Europe - 10 years after the Great Financial Crisis, what has changed in banking regulation and supervision, and what are the new challenges?

BCBS-FSI high-level meeting on banking supervision, Basel, Switzerland, 17-18 September 2018.

What has changed since the Great Financial Crisis (GFC) a decade ago? Have the changes in regulation, supervision and bank practices helped to create a more robust and stable financial system What hurdles do countries face in implementing the new regulatory standards? What are the effects of fintech? What should the response to these and other new challenges be?

These and other questions were tackled at the FSI high-level meeting for Europe, which took place in Basel on 17-18 September 2018. Jointly organised by the BIS's Financial Stability Institute (FSI) and the Basel Committee on Banking Supervision (BCBS), the event brought together top officials from financial authorities to exchange views on the latest regulatory developments and regional supervisory priorities.

The background to this meeting were the changes in regulation at the global and regional level, in supervisory practices and in banks' business models since the GFC. In Europe, related discussions have taken place against the backdrop of concerns about financial fragmentation, both within the region and globally, and institutional changes to deal with weak banks that are failing or likely to fail. With increased regulatory responsibilities for banks and supervisory authorities, European supervisors are seeking to align supervisory intensity with the riskiness of banks' business models and to assess the sustainability of bank business models. 

Europe has emerged from a decade of deep financial stress, and has implemented far-reaching financial sector reforms, including in dealing with failing or failed banks. The challenge is to complete the reform agenda and retain a level of supervisory pressure that is proportional to the risks inherent in banks' business models.

Fernando Restoy, Chair of the FSI

During the high-level meeting, banking supervisors from the region and beyond shared key lessons from their response to the GFC, and acknowledged common regulatory and supervisory challenges.

With the Basel III package now complete, focus has shifted to implementing the new regulatory standards, but this will require time and resources.

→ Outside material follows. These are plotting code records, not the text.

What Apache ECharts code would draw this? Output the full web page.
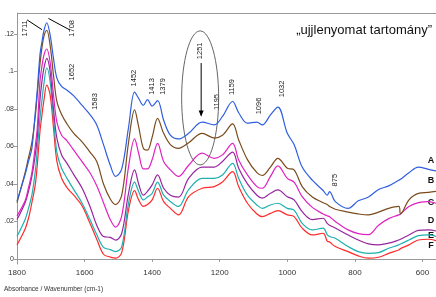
<!DOCTYPE html>
<html>
<head>
<meta charset="utf-8">
<script src="https://cdn.jsdelivr.net/npm/echarts@6/dist/echarts.min.js"></script>
<style>
  html, body { margin: 0; padding: 0; background: #fff; }
  #chart { width: 436px; height: 297px; }
</style>
</head>
<body>
<div id="chart"></div>
<script>
// wavenumber grid (cm-1), shared by all spectra
const wavenumbers = [1800, 1776, 1766, 1756, 1746, 1740, 1732, 1726, 1720, 1712, 1702, 1692, 1682, 1668, 1652, 1632, 1608, 1584, 1564, 1544, 1524, 1508, 1490, 1470, 1452, 1440, 1426, 1414, 1400, 1384, 1366, 1346, 1322, 1292, 1252, 1216, 1192, 1162, 1144, 1118, 1090, 1074, 1050, 1028, 1000, 980, 956, 926, 894, 882, 875, 858, 820, 790, 760, 730, 700, 670, 665, 640, 612, 582, 560];

const specA = [0.031, 0.045, 0.052, 0.059, 0.078, 0.090, 0.109, 0.116, 0.122, 0.126, 0.1195, 0.107, 0.0965, 0.092, 0.090, 0.087, 0.082, 0.077, 0.0715, 0.061, 0.050, 0.044, 0.048, 0.070, 0.089, 0.0857, 0.082, 0.085, 0.0816, 0.0845, 0.074, 0.066, 0.064, 0.067, 0.073, 0.0715, 0.076, 0.084, 0.078, 0.0724, 0.073, 0.0715, 0.0768, 0.081, 0.067, 0.061, 0.049, 0.042, 0.0365, 0.034, 0.0359, 0.0306, 0.027, 0.031, 0.033, 0.037, 0.039, 0.042, 0.0425, 0.046, 0.049, 0.0478, 0.047];
const specB = [0.030, 0.046, 0.054, 0.062, 0.076, 0.088, 0.104, 0.113, 0.119, 0.122, 0.114, 0.098, 0.084, 0.077, 0.072, 0.067, 0.0626, 0.057, 0.052, 0.040, 0.032, 0.029, 0.034, 0.062, 0.0795, 0.0706, 0.059, 0.058, 0.065, 0.075, 0.067, 0.061, 0.059, 0.062, 0.067, 0.0645, 0.066, 0.072, 0.0635, 0.053, 0.046, 0.0445, 0.049, 0.0537, 0.0484, 0.0475, 0.0386, 0.033, 0.030, 0.029, 0.028, 0.0265, 0.025, 0.024, 0.0235, 0.025, 0.027, 0.028, 0.024, 0.0315, 0.035, 0.0355, 0.036];
const specC = [0.023, 0.031, 0.038, 0.046, 0.060, 0.070, 0.0946, 0.103, 0.109, 0.112, 0.105, 0.0875, 0.073, 0.066, 0.063, 0.058, 0.052, 0.046, 0.039, 0.030, 0.021, 0.017, 0.023, 0.049, 0.064, 0.0564, 0.048, 0.048, 0.053, 0.0617, 0.052, 0.0475, 0.044, 0.050, 0.0564, 0.0537, 0.0555, 0.0617, 0.0528, 0.0448, 0.0386, 0.0377, 0.044, 0.0496, 0.043, 0.041, 0.0332, 0.0275, 0.024, 0.023, 0.0225, 0.020, 0.0155, 0.0135, 0.013, 0.018, 0.0215, 0.0235, 0.024, 0.028, 0.030, 0.0306, 0.0297];
const specD = [0.021, 0.030, 0.036, 0.044, 0.0555, 0.065, 0.085, 0.095, 0.102, 0.107, 0.100, 0.080, 0.0644, 0.0555, 0.051, 0.045, 0.038, 0.028, 0.018, 0.012, 0.0115, 0.010, 0.0137, 0.035, 0.0475, 0.040, 0.034, 0.036, 0.0395, 0.0448, 0.0377, 0.034, 0.033, 0.043, 0.049, 0.049, 0.052, 0.057, 0.0484, 0.040, 0.034, 0.0324, 0.035, 0.0368, 0.0332, 0.0315, 0.0252, 0.021, 0.0217, 0.019, 0.018, 0.0165, 0.0128, 0.0101, 0.008, 0.0075, 0.0084, 0.0101, 0.0105, 0.0128, 0.0152, 0.0155, 0.0149];
const specE = [0.012, 0.021, 0.027, 0.034, 0.0466, 0.058, 0.075, 0.085, 0.094, 0.102, 0.0946, 0.075, 0.057, 0.0484, 0.043, 0.037, 0.030, 0.021, 0.013, 0.0062, 0.005, 0.0039, 0.0066, 0.0297, 0.041, 0.036, 0.0315, 0.033, 0.035, 0.041, 0.034, 0.0306, 0.028, 0.037, 0.043, 0.043, 0.0448, 0.051, 0.043, 0.034, 0.0288, 0.027, 0.0288, 0.0297, 0.027, 0.026, 0.019, 0.0155, 0.0164, 0.013, 0.012, 0.011, 0.0066, 0.0039, 0.003, 0.0034, 0.0057, 0.0075, 0.008, 0.0101, 0.0124, 0.0128, 0.012];
const specF = [0.0075, 0.016, 0.0217, 0.030, 0.0395, 0.050, 0.068, 0.077, 0.085, 0.0928, 0.0875, 0.070, 0.052, 0.043, 0.038, 0.034, 0.0285, 0.019, 0.0105, 0.0025, 0.001, 0.0004, 0.0035, 0.026, 0.0364, 0.0315, 0.028, 0.029, 0.0315, 0.0377, 0.0306, 0.027, 0.0235, 0.0332, 0.0377, 0.0386, 0.041, 0.0466, 0.0386, 0.0297, 0.024, 0.0226, 0.0243, 0.0258, 0.0235, 0.0226, 0.0164, 0.0128, 0.0137, 0.0095, 0.009, 0.0066, 0.0039, 0.0016, 0.0004, 0.0009, 0.003, 0.0048, 0.0055, 0.0075, 0.0101, 0.0105, 0.0098];

const seriesNames = ['A', 'B', 'C', 'D', 'E', 'F'];
const xTicks = [1800, 1600, 1400, 1200, 1000, 800, 600];
const yTicks = [0, 0.02, 0.04, 0.06, 0.08, 0.1, 0.12];

// peak annotations: text, anchor wavenumber, anchor absorbance
const peakText = ['1711', '1708', '1652', '1583', '1452', '1413', '1379', '1251', '1195', '1159', '1096', '1032', '875'];
const peakWn = [1776, 1637, 1638, 1569, 1453, 1401, 1367, 1258, 1207, 1164, 1085, 1015, 859];
const peakAbs = [0.123, 0.123, 0.0997, 0.084, 0.0965, 0.092, 0.092, 0.111, 0.0837, 0.0917, 0.0816, 0.0907, 0.042];

const colors = ['#2f5fe0', '#7a4b1c', '#e022c0', '#96259f', '#1fb0b0', '#ff2b2b'];
const spectra = [specA, specB, specC, specD, specE, specF];

const chart = echarts.init(document.getElementById('chart'), null, { renderer: 'canvas' });

chart.setOption({
  animation: false,
  backgroundColor: '#fff',
  grid: { left: 17, right: 0, top: 13, bottom: 33 },
  xAxis: {
    type: 'value',
    inverse: true,
    min: 560,
    max: 1800,
    axisLine: { lineStyle: { color: '#999', width: 1 } },
    axisTick: { show: true, length: 3, customValues: xTicks, lineStyle: { color: '#999' } },
    axisLabel: { customValues: xTicks, color: '#333', fontSize: 8, fontFamily: 'Liberation Sans', margin: 5, formatter: (v) => String(v) },
    splitLine: { show: false }
  },
  yAxis: {
    type: 'value',
    min: -0.0027,
    max: 0.1312,
    axisLine: { show: true, lineStyle: { color: '#999', width: 1 } },
    axisTick: { show: true, length: 3, customValues: yTicks, lineStyle: { color: '#999' } },
    axisLabel: {
      customValues: yTicks,
      color: '#333',
      fontSize: 7,
      fontFamily: 'Liberation Sans',
      margin: 3,
      formatter: (v) => (v === 0 ? '0' : String(+v.toFixed(2)).replace(/^0/, ''))
    },
    splitLine: { show: false }
  },
  series: spectra.map((s, i) => ({
    name: seriesNames[i],
    type: 'line',
    data: wavenumbers.map((w, j) => [w, s[j]]),
    showSymbol: false,
    smooth: 0.35,
    lineStyle: { width: 1.2, color: colors[i] },
    itemStyle: { color: colors[i] },
    z: 10 - i
  }))
});

// decorations placed from data coordinates
const px = (wn, a) => chart.convertToPixel({ gridIndex: 0 }, [wn, a]);
const gr = [];

// top frame line
gr.push({ type: 'line', shape: { x1: 17, y1: 13.5, x2: 436, y2: 13.5 }, style: { stroke: '#999', lineWidth: 1 } });

peakText.forEach((t, i) => {
  const p = px(peakWn[i], peakAbs[i]);
  gr.push({
    type: 'text', x: p[0], y: p[1], rotation: Math.PI / 2,
    style: { text: t, fontSize: 7.5, fontFamily: 'Liberation Sans', fill: '#222', align: 'center', verticalAlign: 'middle' }
  });
});

// leader lines for 1711 / 1708
const l1a = px(1770, 0.1275), l1b = px(1726, 0.1223);
const l2a = px(1707, 0.1283), l2b = px(1643, 0.1221);
gr.push({ type: 'line', shape: { x1: l1a[0], y1: l1a[1], x2: l1b[0], y2: l1b[1] }, style: { stroke: '#000', lineWidth: 1 } });
gr.push({ type: 'line', shape: { x1: l2a[0], y1: l2a[1], x2: l2b[0], y2: l2b[1] }, style: { stroke: '#000', lineWidth: 1 } });

// ellipse around the 1251 band
const ec = px(1258, 0.0859);
gr.push({ type: 'ellipse', shape: { cx: ec[0], cy: ec[1], rx: 18.5, ry: 67 }, style: { stroke: '#555', fill: null, lineWidth: 0.9 } });

// arrow
const a1 = px(1255, 0.1045), a2 = px(1255, 0.0765);
gr.push({ type: 'line', shape: { x1: a1[0], y1: a1[1], x2: a2[0], y2: a2[1] }, style: { stroke: '#000', lineWidth: 1 } });
gr.push({ type: 'polygon', shape: { points: [[a2[0] - 2.5, a2[1] - 5], [a2[0] + 2.5, a2[1] - 5], [a2[0], a2[1] + 1]] }, style: { fill: '#000' } });

// region title
gr.push({ type: 'text', x: 432, y: 30, style: { text: '\u201Eujjlenyomat tartomány\u201D', fontSize: 13, fontFamily: 'Liberation Sans', fill: '#111', align: 'right', verticalAlign: 'middle' } });

// series letters
const letterY = [161, 181, 203, 221, 236, 246];
seriesNames.forEach((n, i) => {
  gr.push({ type: 'text', x: 431, y: letterY[i], style: { text: n, fontSize: 9, fontWeight: 'bold', fontFamily: 'Liberation Sans', fill: '#111', align: 'center', verticalAlign: 'middle' } });
});

// axis caption
gr.push({ type: 'text', x: 4, y: 289, style: { text: 'Absorbance / Wavenumber (cm-1)', fontSize: 6.5, fontFamily: 'Liberation Sans', fill: '#333', align: 'left', verticalAlign: 'middle' } });

chart.setOption({ graphic: gr });
</script>
</body>
</html>
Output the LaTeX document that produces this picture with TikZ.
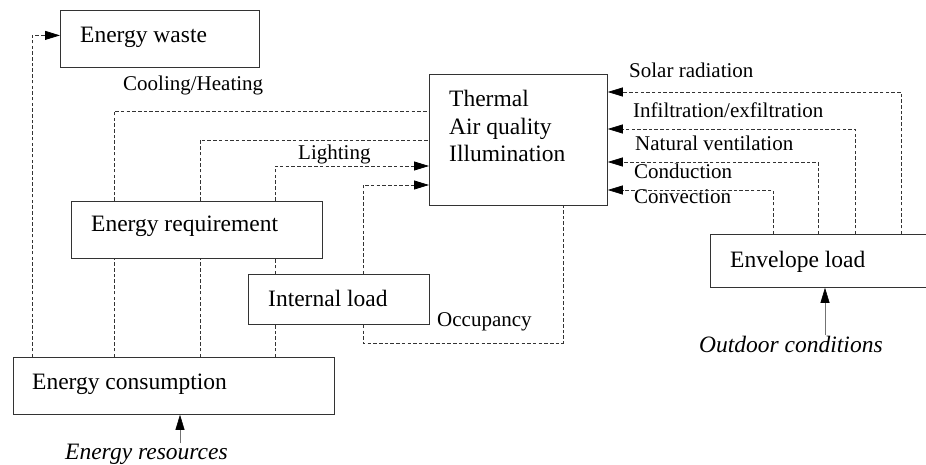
\documentclass[tikz,border=0pt]{standalone}
\usepackage{fontspec}
\setmainfont{Liberation Serif}
\usetikzlibrary{arrows.meta}
\begin{document}
\begin{tikzpicture}[x=1pt,y=-1pt,
  boxs/.style={draw=black!80,line width=0.8pt,inner sep=0pt},
  btext/.style={anchor=base west,inner sep=0pt,font=\fontsize{23.5}{27.5}\selectfont,align=left},
  ltext/.style={anchor=base west,inner sep=0pt,font=\fontsize{21}{25}\selectfont},
  itext/.style={anchor=base west,inner sep=0pt,font=\fontsize{23.5}{27.5}\selectfont\itshape},
  dl/.style={draw=black!80,line width=0.75pt,dash pattern=on 3.5pt off 2.2pt},
  tip/.style={-{Triangle[length=15pt,width=9pt,black]}},
  sl/.style={draw=black!55,line width=0.6pt}]
\useasboundingbox (0,0) rectangle (926,465);
% boxes
\node[boxs,anchor=north west,minimum width=199pt,minimum height=57pt] (waste) at (60,10) {};
\node[boxs,anchor=north west,minimum width=178pt,minimum height=131pt] (thermal) at (429,74) {};
\node[boxs,anchor=north west,minimum width=251pt,minimum height=57pt] (req) at (71,201) {};
\node[boxs,anchor=north west,minimum width=181pt,minimum height=50pt] (int) at (248,274) {};
\node[boxs,anchor=north west,minimum width=321pt,minimum height=57pt] (cons) at (13,357) {};
\node[boxs,anchor=north west,minimum width=240pt,minimum height=53pt] (env) at (710,234) {};
% box texts
\node[btext] (wastet) at (80,43) {Energy waste};
\node[btext] (thermalt) at (449,162) {Thermal\\Air quality\\Illumination};
\node[btext] (reqt) at (91,232) {Energy requirement};
\node[btext] (intt) at (268,306) {Internal load};
\node[btext] (const) at (32,389) {Energy consumption};
\node[btext] (envt) at (730,267) {Envelope load};
% labels
\node[ltext] (lcool) at (123,91) {Cooling/Heating};
\node[ltext] (llight) at (298,160) {Lighting};
\node[ltext] (locc) at (437,326) {Occupancy};
\node[ltext] (lsolar) at (629,78) {Solar radiation};
\node[ltext] (linf) at (633,118) {Infiltration/exfiltration};
\node[ltext] (lnat) at (635,151) {Natural ventilation};
\node[ltext] (lcond) at (634,179) {Conduction};
\node[ltext] (lconv) at (634,204) {Convection};
\node[itext] (lres) at (65,459) {Energy resources};
\node[itext] (lout) at (699,352) {Outdoor conditions};
% left side connectors
\draw[dl,tip] ([xshift=19pt]cons.north west) |- ([yshift=3.5pt]waste.west);
\draw[dl] ([xshift=101pt]cons.north west) -- ([xshift=43pt]req.south west);
\draw[dl] ([xshift=43pt]req.north west) |- ([yshift=-37pt]thermal.north west);
\draw[dl] ([xshift=187pt]cons.north west) -- ([xshift=129pt]req.south west);
\draw[dl] ([xshift=129pt]req.north west) |- ([yshift=-66pt]thermal.north west);
\draw[dl] ([xshift=262pt]cons.north west) -- ([xshift=27pt]int.south west);
\draw[dl] ([xshift=27pt]int.north west) -- ([xshift=204pt]req.south west);
\draw[dl,tip] ([xshift=204pt]req.north west) |- ([yshift=-92pt]thermal.north west);
\draw[dl,tip] ([xshift=115pt]int.north west) |- ([yshift=-111pt]thermal.north west);
\coordinate (occ) at (563,343);
\draw[dl] ([xshift=115pt]int.south west) |- (occ) -- (occ |- thermal.south);
% right side connectors
\draw[dl,tip] ([xshift=63pt]env.north west) |- ([yshift=-116pt]thermal.north east);
\draw[dl,tip] ([xshift=108pt]env.north west) |- ([yshift=-88pt]thermal.north east);
\draw[dl,tip] ([xshift=145pt]env.north west) |- ([yshift=-55pt]thermal.north east);
\draw[dl,tip] ([xshift=191pt]env.north west) |- ([yshift=-18pt]thermal.north east);
% inputs
\draw[sl,tip] (lres.north -| 180,0) -- (cons.south -| 180,0);
\draw[sl,tip] (lout.north -| 825,0) -- (env.south -| 825,0);
\end{tikzpicture}
\end{document}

Regulation needs to keep up with new challenges in the industry, for instance in relation to financial technology.

William Coen, Secretary General of the Basel Committee

In the discussion on bank resolution regimes and early supervisory intervention, the FSI highlighted its findings from a forthcoming FSI Insights on bank insolvency regimes. Given that bank resolution is the exceptional case in dealing with weak banks, making insolvency regimes more effective can better preserve value and protect banks' functions in the economy. In addition, in relation to the discussion on proportionality in banking regulation, the FSI presented preliminary findings of the recently conducted survey on proportionality practices in non-BCBS jurisdictions.